-- begin --

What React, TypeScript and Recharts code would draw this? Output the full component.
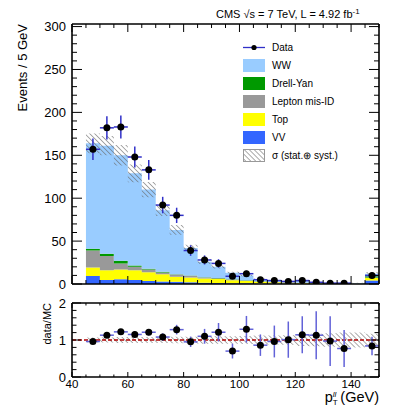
import {
  Area,
  ComposedChart,
  ErrorBar,
  Legend,
  ReferenceLine,
  Scatter,
  XAxis,
  YAxis,
} from "recharts";

// bins are 5 GeV wide, 45 -> 150
const binLow = [45, 50, 55, 60, 65, 70, 75, 80, 85, 90, 95, 100, 105, 110, 115, 120, 125, 130, 135, 140, 145];
const binEnd = 150;

const dataCounts = [157, 182, 183, 148, 133, 92, 80, 39, 28, 24, 9, 12, 5, 4, 3, 4, 2, 1, 1, 0, 10];
const dataErr = [12.5, 13.5, 13.5, 12.2, 11.5, 9.6, 8.9, 6.2, 5.3, 4.9, 3.0, 3.5, 2.2, 2.0, 1.7, 2.0, 1.4, 1.0, 1.0, 0, 3.2];

const vv = [9.2, 4.6, 5.4, 4.6, 3.4, 3.0, 2.5, 2.0, 1.6, 1.3, 1.0, 0.9, 0.7, 0.5, 0.5, 0.4, 0.3, 0.2, 0.2, 0.2, 4.0];
const topQ = [10.0, 11.4, 11.6, 11.4, 10.4, 8.5, 6.0, 5.7, 4.9, 4.4, 3.4, 2.6, 1.9, 1.4, 1.1, 0.9, 0.5, 0.3, 0.3, 0.3, 3.0];
const misId = [19.8, 16.6, 6.8, 4.0, 3.2, 2.0, 2.5, 1.9, 1.2, 1.0, 0.7, 0.6, 0.4, 0.3, 0.3, 0.2, 0.2, 0.1, 0.1, 0.1, 0.5];
const drellYan = [2.0, 2.6, 3.2, 1.5, 0.7, 0.7, 0.5, 0.4, 0.3, 0.3, 0.3, 0.2, 0.2, 0.1, 0.1, 0.1, 0.1, 0.05, 0.05, 0.05, 1.5];
const ww = [123, 126, 123, 107.5, 92.3, 71.8, 51.5, 32, 18, 13, 7.6, 5.7, 2.6, 1.9, 1.0, 1.9, 0.7, 0.35, 0.65, 0.55, 3.0];
const mcRelErr = [0.07, 0.07, 0.08, 0.08, 0.08, 0.08, 0.09, 0.09, 0.1, 0.1, 0.1, 0.11, 0.12, 0.12, 0.13, 0.16, 0.17, 0.18, 0.2, 0.2, 0.17];

const ratio = [0.96, 1.13, 1.22, 1.15, 1.21, 1.08, 1.28, 0.95, 1.1, 1.21, 0.7, 1.29, 0.86, 0.96, 1.01, 1.14, 1.13, 0.97, 0.77, 0, 0.84];
const ratioErr = [0.05, 0.06, 0.07, 0.08, 0.09, 0.1, 0.13, 0.14, 0.2, 0.25, 0.2, 0.36, 0.29, 0.43, 0.49, 0.5, 0.65, 0.67, 0.5, 0, 0.25];

const xTicks = [40, 45, 50, 55, 60, 65, 70, 75, 80, 85, 90, 95, 100, 105, 110, 115, 120, 125, 130, 135, 140, 145, 150];
const yTicks = [0, 10, 20, 30, 40, 50, 60, 70, 80, 90, 100, 110, 120, 130, 140, 150, 160, 170, 180, 190, 200, 210, 220, 230, 240, 250, 260, 270, 280, 290, 300];
const rTicks = [0, 0.2, 0.4, 0.6, 0.8, 1, 1.2, 1.4, 1.6, 1.8, 2];

const colors = {
  ww: "#99ccff",
  dy: "#009900",
  misId: "#999999",
  top: "#ffff00",
  vv: "#3366ff",
  err: "#3030c8",
  errRatio: "#6262d8",
};

const font = "'Liberation Sans', Arial, Helvetica, sans-serif";

const idx = (i: number) => Math.min(i, binLow.length - 1);
const edges = [...binLow, binEnd];

const stackRows = edges.map((x, i) => {
  const k = idx(i);
  const total = vv[k] + topQ[k] + misId[k] + drellYan[k] + ww[k];
  return {
    x,
    vv: vv[k],
    top: topQ[k],
    misId: misId[k],
    dy: drellYan[k],
    ww: ww[k],
    band: [total * (1 - mcRelErr[k]), total * (1 + mcRelErr[k])],
  };
});

const ratioRows = edges.map((x, i) => {
  const k = idx(i);
  return { x, band: [1 - mcRelErr[k], 1 + mcRelErr[k]] };
});

const points = binLow
  .map((lo, i) => ({ x: lo + 2.5, y: dataCounts[i], ey: dataErr[i], ex: 2.5 }))
  .filter((p) => p.y > 0);

const ratioPoints = binLow
  .map((lo, i) => ({ x: lo + 2.5, y: ratio[i], ey: ratioErr[i], ex: 2.5 }))
  .filter((p) => p.y > 0);

type Side = "left" | "right" | "top" | "bottom";

function axisTick(
  side: Side,
  isMajor: (v: number) => boolean,
  majorLen: number,
  minorLen: number,
  label?: (v: number) => string,
  fontSize = 12
) {
  return (props: any) => {
    const { x, y, payload } = props;
    const v = payload.value;
    const major = isMajor(v);
    const len = major ? majorLen : minorLen;
    let x2 = x;
    let y2 = y;
    if (side === "left") x2 = x + len;
    if (side === "right") x2 = x - len;
    if (side === "top") y2 = y + len;
    if (side === "bottom") y2 = y - len;
    let text = null;
    if (major && label) {
      if (side === "left") {
        text = (
          <text x={x - 6} y={y} dy="0.36em" textAnchor="end" fontSize={fontSize} fontFamily={font} fill="#000">
            {label(v)}
          </text>
        );
      } else if (side === "bottom") {
        text = (
          <text x={x} y={y + 11} textAnchor="middle" fontSize={fontSize} fontFamily={font} fill="#000">
            {label(v)}
          </text>
        );
      }
    }
    return (
      <g>
        <line x1={x} y1={y} x2={x2} y2={y2} stroke="#000" strokeWidth={1} />
        {text}
      </g>
    );
  };
}

const frame = { stroke: "#000", strokeWidth: 1.6 };
const major20 = (v: number) => v % 20 === 0 && v <= 140;

function Hatch({ id }: { id: string }) {
  return (
    <pattern id={id} width={3.5} height={3.5} patternUnits="userSpaceOnUse" patternTransform="rotate(-45)">
      <line x1={0} y1={0} x2={0} y2={3.5} stroke="#666" strokeWidth={1.1} />
    </pattern>
  );
}

const legendItems = [
  { name: "Data", kind: "data", color: "" },
  { name: "WW", kind: "box", color: colors.ww },
  { name: "Drell-Yan", kind: "box", color: colors.dy },
  { name: "Lepton mis-ID", kind: "box", color: colors.misId },
  { name: "Top", kind: "box", color: colors.top },
  { name: "VV", kind: "box", color: colors.vv },
  { name: "\u03c3 (stat.\u2295 syst.)", kind: "hatch", color: "" },
];

function LegendBlock() {
  return (
    <div style={{ fontFamily: font, fontSize: 10, color: "#000" }}>
      {legendItems.map((it) => (
        <div key={it.name} style={{ display: "flex", alignItems: "center", height: 18 }}>
          <svg width={22} height={13} style={{ display: "block" }}>
            <defs>
              <Hatch id="hatchLeg" />
            </defs>
            {it.kind === "data" && (
              <g>
                <line x1={0} y1={6.5} x2={22} y2={6.5} stroke={colors.err} strokeWidth={1.3} />
                <circle cx={11} cy={6.5} r={2.6} fill="#000" />
              </g>
            )}
            {it.kind === "box" && <rect x={0} y={0} width={22} height={13} fill={it.color} />}
            {it.kind === "hatch" && (
              <rect x={0.5} y={0.5} width={21} height={12} fill="url(#hatchLeg)" stroke="#999" strokeWidth={1} />
            )}
          </svg>
          <span style={{ marginLeft: 7, whiteSpace: "nowrap" }}>{it.name}</span>
        </div>
      ))}
    </div>
  );
}

const dot = (props: any) => <circle cx={props.cx} cy={props.cy} r={3.5} fill="#000" />;

export default function App() {
  return (
    <div style={{ position: "absolute", left: 0, top: 0, width: 399, height: 415, background: "#fff" }}>
      <div style={{ position: "absolute", left: 0, top: 0 }}>
        <ComposedChart width={399} height={300} data={stackRows} margin={{ top: 0, right: 0, bottom: 0, left: 0 }}>
          <defs>
            <Hatch id="hatchTop" />
          </defs>
          <XAxis
            dataKey="x"
            type="number"
            domain={[40, 150]}
            ticks={xTicks}
            interval={0}
            height={16}
            tickSize={0}
            tickMargin={0}
            axisLine={frame}
            tick={axisTick("bottom", major20, 8, 4)}
            allowDataOverflow
          />
          <XAxis
            xAxisId="top"
            orientation="top"
            dataKey="x"
            type="number"
            domain={[40, 150]}
            ticks={xTicks}
            interval={0}
            height={24}
            tickSize={0}
            tickMargin={0}
            axisLine={frame}
            tick={axisTick("top", major20, 8, 4)}
            allowDataOverflow
          />
          <YAxis
            type="number"
            domain={[0, 303]}
            ticks={yTicks}
            interval={0}
            width={72}
            tickSize={0}
            tickMargin={0}
            axisLine={frame}
            tick={axisTick("left", (v) => v % 50 === 0, 10, 5, (v) => String(v), 13)}
            allowDataOverflow
          />
          <YAxis
            yAxisId="right"
            orientation="right"
            type="number"
            domain={[0, 303]}
            ticks={yTicks}
            interval={0}
            width={20}
            tickSize={0}
            tickMargin={0}
            axisLine={frame}
            tick={axisTick("right", (v) => v % 50 === 0, 10, 5)}
            allowDataOverflow
          />
          <Area type="stepAfter" dataKey="vv" stackId="mc" fill={colors.vv} fillOpacity={1} stroke="none" isAnimationActive={false} />
          <Area type="stepAfter" dataKey="top" stackId="mc" fill={colors.top} fillOpacity={1} stroke="none" isAnimationActive={false} />
          <Area type="stepAfter" dataKey="misId" stackId="mc" fill={colors.misId} fillOpacity={1} stroke="none" isAnimationActive={false} />
          <Area type="stepAfter" dataKey="dy" stackId="mc" fill={colors.dy} fillOpacity={1} stroke="none" isAnimationActive={false} />
          <Area type="stepAfter" dataKey="ww" stackId="mc" fill={colors.ww} fillOpacity={1} stroke="none" isAnimationActive={false} />
          <Area type="stepAfter" dataKey="band" fill="url(#hatchTop)" fillOpacity={1} stroke="none" isAnimationActive={false} />
          <Scatter data={points} dataKey="y" shape={dot} isAnimationActive={false}>
            <ErrorBar dataKey="ey" direction="y" width={0} stroke={colors.err} strokeWidth={1.5} />
            <ErrorBar dataKey="ex" direction="x" width={0} stroke={colors.err} strokeWidth={1.5} />
          </Scatter>
          <Legend
            layout="vertical"
            align="center"
            verticalAlign="middle"
            content={() => <LegendBlock />}
            wrapperStyle={{ left: 243, top: 38, width: 140, height: 130 }}
          />
          <text x={216} y={18} fontSize={11} fontFamily={font} fill="#000">
            CMS {"\u221a"}s = 7 TeV, L = 4.92 fb
            <tspan dy={-4} fontSize={8}>-1</tspan>
          </text>
          <text
            x={27}
            y={24}
            transform="rotate(-90 27 24)"
            textAnchor="end"
            fontSize={13}
            fontFamily={font}
            fill="#000"
          >
            Events / 5 GeV
          </text>
        </ComposedChart>
      </div>
      <div style={{ position: "absolute", left: 0, top: 290 }}>
        <ComposedChart width={399} height={125} data={ratioRows} margin={{ top: 0, right: 0, bottom: 0, left: 0 }}>
          <defs>
            <Hatch id="hatchRatio" />
          </defs>
          <XAxis
            dataKey="x"
            type="number"
            domain={[40, 150]}
            ticks={xTicks}
            interval={0}
            height={38}
            tickSize={0}
            tickMargin={0}
            axisLine={frame}
            tick={axisTick("bottom", major20, 5, 2.5, (v) => String(v), 11.5)}
            allowDataOverflow
          />
          <XAxis
            xAxisId="top"
            orientation="top"
            dataKey="x"
            type="number"
            domain={[40, 150]}
            ticks={xTicks}
            interval={0}
            height={13}
            tickSize={0}
            tickMargin={0}
            axisLine={frame}
            tick={axisTick("top", major20, 5, 2.5)}
            allowDataOverflow
          />
          <YAxis
            type="number"
            domain={[0, 2]}
            ticks={rTicks}
            interval={0}
            width={72}
            tickSize={0}
            tickMargin={0}
            axisLine={frame}
            tick={axisTick("left", (v) => Number.isInteger(v), 9, 4.5, (v) => String(v), 13)}
            allowDataOverflow
          />
          <YAxis
            yAxisId="right"
            orientation="right"
            type="number"
            domain={[0, 2]}
            ticks={rTicks}
            interval={0}
            width={20}
            tickSize={0}
            tickMargin={0}
            axisLine={frame}
            tick={axisTick("right", (v) => Number.isInteger(v), 9, 4.5)}
            allowDataOverflow
          />
          <Area type="stepAfter" dataKey="band" fill="url(#hatchRatio)" fillOpacity={1} stroke="none" isAnimationActive={false} />
          <ReferenceLine y={1} stroke="#b00000" strokeWidth={1.5} strokeDasharray="4 2" />
          <Scatter data={ratioPoints} dataKey="y" shape={dot} isAnimationActive={false}>
            <ErrorBar dataKey="ey" direction="y" width={0} stroke={colors.errRatio} strokeWidth={1.5} />
            <ErrorBar dataKey="ex" direction="x" width={0} stroke={colors.errRatio} strokeWidth={1.5} />
          </Scatter>
          <text
            x={51}
            y={13}
            transform="rotate(-90 51 13)"
            textAnchor="end"
            fontSize={11}
            fontFamily={font}
            fill="#000"
          >
            data/MC
          </text>
          <text x={379} y={112} textAnchor="end" fontSize={14.5} fontFamily={font} fill="#000">
            p
            <tspan dy={3} fontSize={8}>T</tspan>
            <tspan dx={-5} dy={-8} fontSize={8} fontStyle="italic">ll</tspan>
            <tspan dy={5}> (GeV)</tspan>
          </text>
        </ComposedChart>
      </div>
    </div>
  );
}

-- end --

Challenge:
Omitting all pictures, restate exactly the lines of the material from its start through the line that contains "1.6, 1.8, 2];".

Correct answer:
What React, TypeScript and Recharts code would draw this? Output the full component.
import {
  Area,
  ComposedChart,
  ErrorBar,
  Legend,
  ReferenceLine,
  Scatter,
  XAxis,
  YAxis,
} from "recharts";

// bins are 5 GeV wide, 45 -> 150
const binLow = [45, 50, 55, 60, 65, 70, 75, 80, 85, 90, 95, 100, 105, 110, 115, 120, 125, 130, 135, 140, 145];
const binEnd = 150;

const dataCounts = [157, 182, 183, 148, 133, 92, 80, 39, 28, 24, 9, 12, 5, 4, 3, 4, 2, 1, 1, 0, 10];
const dataErr = [12.5, 13.5, 13.5, 12.2, 11.5, 9.6, 8.9, 6.2, 5.3, 4.9, 3.0, 3.5, 2.2, 2.0, 1.7, 2.0, 1.4, 1.0, 1.0, 0, 3.2];

const vv = [9.2, 4.6, 5.4, 4.6, 3.4, 3.0, 2.5, 2.0, 1.6, 1.3, 1.0, 0.9, 0.7, 0.5, 0.5, 0.4, 0.3, 0.2, 0.2, 0.2, 4.0];
const topQ = [10.0, 11.4, 11.6, 11.4, 10.4, 8.5, 6.0, 5.7, 4.9, 4.4, 3.4, 2.6, 1.9, 1.4, 1.1, 0.9, 0.5, 0.3, 0.3, 0.3, 3.0];
const misId = [19.8, 16.6, 6.8, 4.0, 3.2, 2.0, 2.5, 1.9, 1.2, 1.0, 0.7, 0.6, 0.4, 0.3, 0.3, 0.2, 0.2, 0.1, 0.1, 0.1, 0.5];
const drellYan = [2.0, 2.6, 3.2, 1.5, 0.7, 0.7, 0.5, 0.4, 0.3, 0.3, 0.3, 0.2, 0.2, 0.1, 0.1, 0.1, 0.1, 0.05, 0.05, 0.05, 1.5];
const ww = [123, 126, 123, 107.5, 92.3, 71.8, 51.5, 32, 18, 13, 7.6, 5.7, 2.6, 1.9, 1.0, 1.9, 0.7, 0.35, 0.65, 0.55, 3.0];
const mcRelErr = [0.07, 0.07, 0.08, 0.08, 0.08, 0.08, 0.09, 0.09, 0.1, 0.1, 0.1, 0.11, 0.12, 0.12, 0.13, 0.16, 0.17, 0.18, 0.2, 0.2, 0.17];

const ratio = [0.96, 1.13, 1.22, 1.15, 1.21, 1.08, 1.28, 0.95, 1.1, 1.21, 0.7, 1.29, 0.86, 0.96, 1.01, 1.14, 1.13, 0.97, 0.77, 0, 0.84];
const ratioErr = [0.05, 0.06, 0.07, 0.08, 0.09, 0.1, 0.13, 0.14, 0.2, 0.25, 0.2, 0.36, 0.29, 0.43, 0.49, 0.5, 0.65, 0.67, 0.5, 0, 0.25];

const xTicks = [40, 45, 50, 55, 60, 65, 70, 75, 80, 85, 90, 95, 100, 105, 110, 115, 120, 125, 130, 135, 140, 145, 150];
const yTicks = [0, 10, 20, 30, 40, 50, 60, 70, 80, 90, 100, 110, 120, 130, 140, 150, 160, 170, 180, 190, 200, 210, 220, 230, 240, 250, 260, 270, 280, 290, 300];
const rTicks = [0, 0.2, 0.4, 0.6, 0.8, 1, 1.2, 1.4, 1.6, 1.8, 2];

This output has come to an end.